Quale futuro ci attende con l’euro?

Tutti parlano di cosa accadrebbe uscendo dall'euro e non di quale futuro ci attende con l'euro. Sarà prosperoso?

L'euro farà crescere la povertà?La campagna elettorale per le elezioni europee è entrata nel vivo. Nei talk show politici e sui media si parla quasi esclusivamente di euro. Ahimè, ho notato un’informazione pilotata anche in questo caso. Tutti parlano di scenari apocalittici con l’uscita dall’euro, l’ultimo è “L’Espresso”.

Cosa succede se torna la lira: tutti i rischi di dire no all’euro”. E’ il titolo dell’articolo di Maurizio Maggi pubblicato ieri(28 maggio) sul settimanale di Carlo De Benedetti. Il giornalista scrive: “Prezzi alle stelle. Mutui triplicati. Inflazione senza freni. Dazi e meno soldi in tasca. Se l’Italia dovesse davvero uscire dalla moneta unica gli esperti prevedono uno scenario da incubo”. Gli “esperti” sarebbero manager, industriali e banchieri, cioè tutte quelle persone che si stanno arricchendo con l’euro. Forse avranno anche ragione su alcuni punti, ma questi tizi non menzionano che uscendo dall’euro l’Italia tornerebbe ad avere sovranità monetaria. Ma lasciamo stare.

La mia questione è un’altra: perché nessuno dice quale futuro ci attende con l’euro? La domanda non è difficile, basta guardare i dati attuali su consumi, PIL, disoccupazione e debito pubblico. I primi due sono crollati, mentre gli altri due sono schizzati negli ultimi due anni(da dicembre 2011 a dicembre 2013). E’ emblematico il dato sul debito pubblico: è cresciuto di 170 miliardi di euro nonostante l’austerity imposta dalla Troika. Nello stesso periodo la disoccupazione è passata dall’8,9% al 12,7%(a febbraio 2014 è arrivata al 13%). Nei prossimi 10 anni diventeremo tutti più poveri, non lo dico io ma un documento della Commissione Europea. Nel 2015, inoltre, in Italia entra in vigore il fiscal compact che potrebbe far svanire nel nulla la lieve ripresa(economica) prevista.

Davide De Luca su “Strade” scrive: “Per rientrare nelle regole del Fiscal Compact bisognerebbe ridurre il debito di circa 27 miliardi nel 2015”. La cifra viene fuori con il debito pubblico a 2.148 miliardi di euro e il rapporto debito/PIL al 131,82%. Basterebbe una crescita del PIL nominale¹ del 2,5-3% per rientrare nelle regole della riduzione del debito senza dover spendere nemmeno un euro.

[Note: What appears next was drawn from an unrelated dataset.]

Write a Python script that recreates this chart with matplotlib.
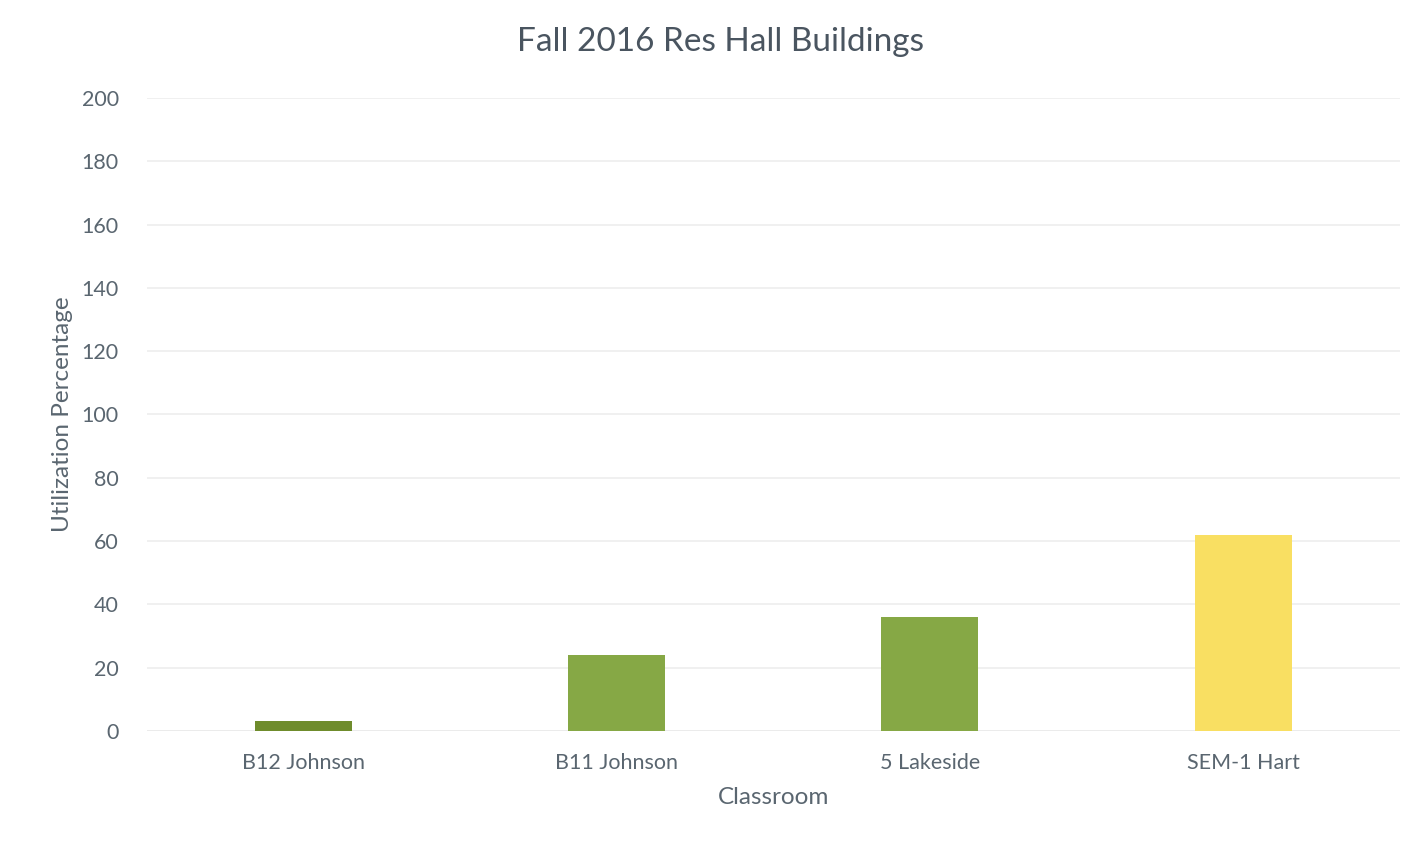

Un obiettivo quasi irraggiungibile nel 2015. Dove prenderanno i soldi? Facendo tagli nel pubblico. Ci sono due alternative: taglio degli stipendi o licenziamenti. La prima ipotesi è quella più concreta, visto che la retribuzione media nel settore pubblico è il 48,89% maggiore rispetto a quella del settore privato. Quando non puoi svalutare la moneta, svaluti gli stipendi. Fiscal compact, pareggio di bilancio e deficit al 3% sono un cappio al collo per l’Italia.